Il s'appelait Bear Paw, patte d'ours. C'était pas son vrai nom, son vrai nom, m'avait-il avoué un jour, ne faisait pas assez vrai, pour un indien. Son vrai nom parlait d'un arbre et je l'ai oublié. Bear comme on l'appelait, sauf les cons du coin qui disaient Beer pour souligner qu'il buvait, Bear donc descendait d'une grande nation. Une nation aujourd'hui si petite qu'elle n'est plus une nation.
Bear vivait sous un grand arbre. Sa mère, disait-il, était née sous cet arbre. Son grand-père était né sous cet arbre, et Bear remontait ainsi jusqu'à la création du monde. Lui était né loin de là. Déportée avant-guerre, sa famille n'avait jamais revu l'arbre. Lui était revenu, plus tard. Il vivait petitement des petits objets qu'il fabriquait et vendait aux voyageurs à l'arrêt du Greyhound. "Bear Paw, First Nation craftsman" annonçait sa pancarte en carton.

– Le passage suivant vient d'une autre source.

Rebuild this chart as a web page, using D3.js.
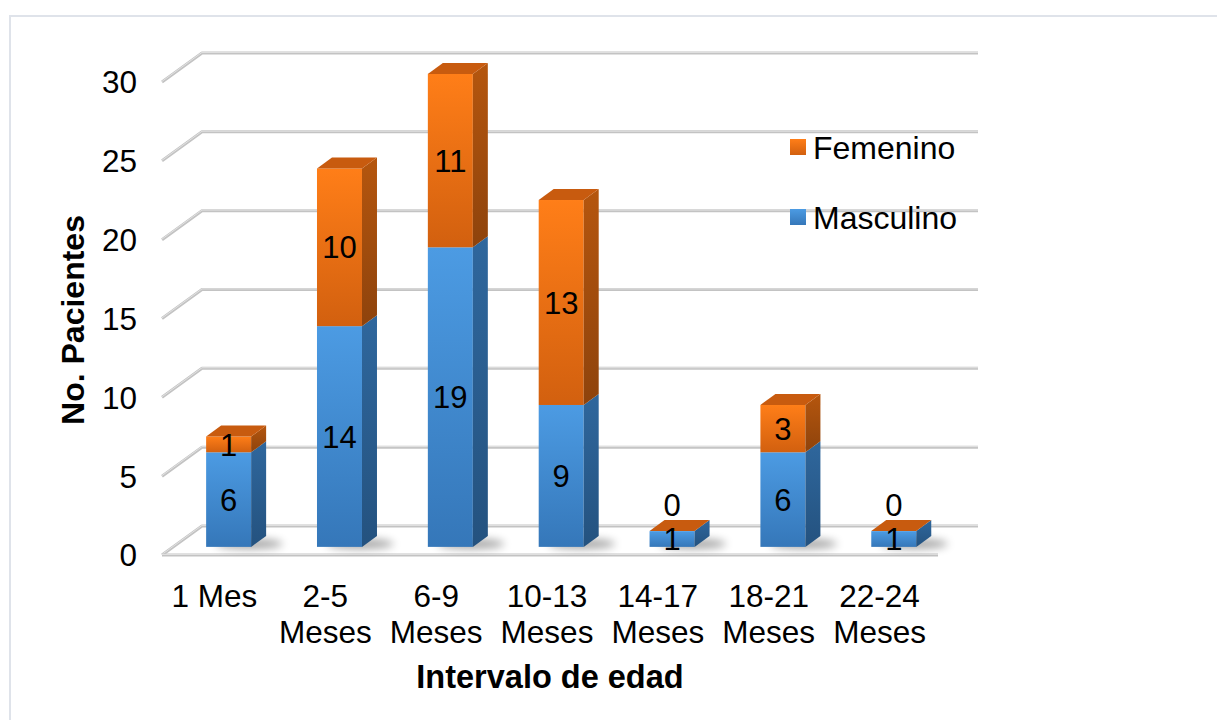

C'est peu dire que Bear parlait peu. Quand il parlait, il parlait des morts. Bear Paw ne connaissait que des morts. Je pense avoir été le seul vivant à dormir chez lui depuis bien des années. Son chien aussi était mort, enterré près de l'arbre, une poignée de ses poils accrochée à une pierre. Quand Bear parlait deux fois dans la même journée, c'est qu'il pétait le feu. En général il s'asseyait, avec son couteau et ses bouts de bois et ses bois de cerf, taillait, creusait, grattait, soufflait sur tout ça puis me regardait. Il pouvait me regarder comme ça une heure entière, sans un mot, un demi sourire aux lèvres, hochant la tête quand je croisais son regard. Son regard de vieillard, de survivant, son regard de dernier. Quand il avait parlé, il terminait toujours par la même phrase : "C'est ainsi qu'il en était. C'était ici, tu vois."
Quand je suis parti, il a juste dit : "Souviens-toi de cet arbre."
J'ai appris ce soir que Bear Paw est mort fin janvier. Il est mort sous son arbre, l'arbre de sa mère, de son grand-père et de tous ceux qui l'avaient précédé depuis la création du monde. De tous ceux-là, il était le dernier.